Well, that didn't take long!
Just a couple of days after Menomonie's Ed Frawley posted a video on YouTube showing the deplorable barracks his son, Sgt. Jeff Frawley, 22, was assigned to at Ft. Bragg, NC -- after returning stateside from a 15-month deployment in the mountains of Afghanistan -- a senator and congressman are all over the Secretary of Defense and the Army is investigating barracks worldwide.
Frawley called the barracks "embarrassing and disgusting" as well as unsafe in the 10-minute video showing pictures he took when the families of 82nd Airborne Division's Charlie Company greeted their returning soldiers in April.
The ten-minute video included images of moldy walls, broken toilets, potential gas leaks, and bathrooms flooded with sewage, rusty pipes, missing ceiling tiles; you name it.
The Army appears to agree with Frawley.
Brigadier General Dennis Rogers -- who is responsible for maintaining barracks throughout the Army -- said, "We let our soldiers down." He told reporters at the Pentagon inspections were done last weekend, and in cases where extensive repairs are necessary, soldiers will be moved until the fixes are completed.

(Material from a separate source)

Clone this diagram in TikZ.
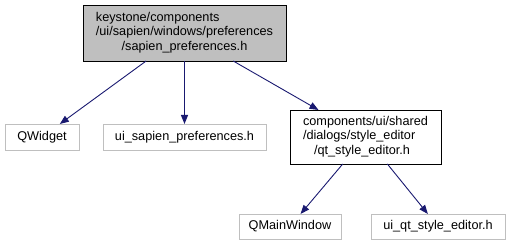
\documentclass[tikz,border=0pt]{standalone}
\usepackage{fontspec}
\setmainfont{Liberation Sans}
\usetikzlibrary{arrows.meta}
\definecolor{edgeblue}{HTML}{191970}
\definecolor{extgray}{HTML}{BFBFBF}
\begin{document}
\begin{tikzpicture}[x=1pt,y=-1pt,
  every node/.style={font=\fontsize{12.7}{14.5}\selectfont, inner sep=0pt, outer sep=0pt},
  extbox/.style={draw=extgray, line width=0.9pt, anchor=north west},
  intbox/.style={draw=black, line width=0.9pt, anchor=north west},
  dep/.style={draw=edgeblue, line width=0.9pt, -{Triangle[length=9pt,width=7pt]}}]
\useasboundingbox (0,0) rectangle (511,245);
\node[intbox, fill=extgray, minimum width=203pt, minimum height=56pt] (top) at (83,5) {};
\node (toptext) at (top.center) {\begin{tabular}{@{}l@{}}keystone/components\\/ui/sapien/windows/preferences\\\multicolumn{1}{@{}c@{}}{/sapien\_preferences.h}\end{tabular}};
\node[extbox, minimum width=74pt, minimum height=26pt] (qwidget) at (5,124) {QWidget};
\node[extbox, minimum width=163pt, minimum height=26pt] (uisap) at (103,124) {ui\_sapien\_preferences.h};
\node[intbox, minimum width=151pt, minimum height=54pt] (qt) at (290,110) {};
\node (qttext) at (qt.center) {\begin{tabular}{@{}l@{}}components/ui/shared\\/dialogs/style\_editor\\\hspace{11pt}/qt\_style\_editor.h\end{tabular}};
\node[extbox, minimum width=102pt, minimum height=25pt] (qmain) at (239,214) {QMainWindow};
\node[extbox, minimum width=134pt, minimum height=25pt] (uiqt) at (371,214) {ui\_qt\_style\_editor.h};
\draw[dep] (top) -- (qwidget);
\draw[dep] (top) -- (uisap);
\draw[dep] (top) -- (qt);
\draw[dep] (qt) -- (qmain);
\draw[dep] (qt) -- (uiqt);
\end{tikzpicture}
\end{document}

Congressman Ron Kind, D-WI, and Sen. Russ Feingold, D-WI, are all over the Secretary of the Army and the Secretary of Defense, Robert Gates.
Feingold called on the Army to address the deplorable conditions at Fort Bragg. In a letters to U.S. Army Secretary Pete Green and Defense Inspector General Claude Kicklighter, Feingold asked that the Army take action to ensure that any service member currently living in unsafe conditions at Fort Bragg be immediately relocated to safe and acceptable housing.
“After serving bravely in Afghanistan, these brave soldiers returned to live in potentially unhealthy conditions. That is absolutely unacceptable,” Feingold said. “They must be transferred to suitable facilities immediately and the Army’s failure to provide acceptable housing must be investigated.”
According to media reports, Army Vice Chief of Staff Gen. Dick Cody called Frawley to say he shared his anger and that there was no excuse for the conditions. In one of the widely distributed pictures of the conditions, a soldier stood in a sink while trying to unclog a drain in a bathroom with inches-deep sewage-filled water. Other pictures showed what appears to be mold, paint chipping from the ceiling and a broken drain pipe.
The best story on the incident, from the Dunn County News, is HERE.
Feingold's letter is HERE. Rep. Kind's letter to the Secretary of Defense is HERE.
This all has a deja vu feeling to it. Anybody else remember the Army's surprise upon reading the Washington Post's stories about the deplorable conditions at Walter Reed Hospital in February 2007? No doubt the generals stay in nicer quarters.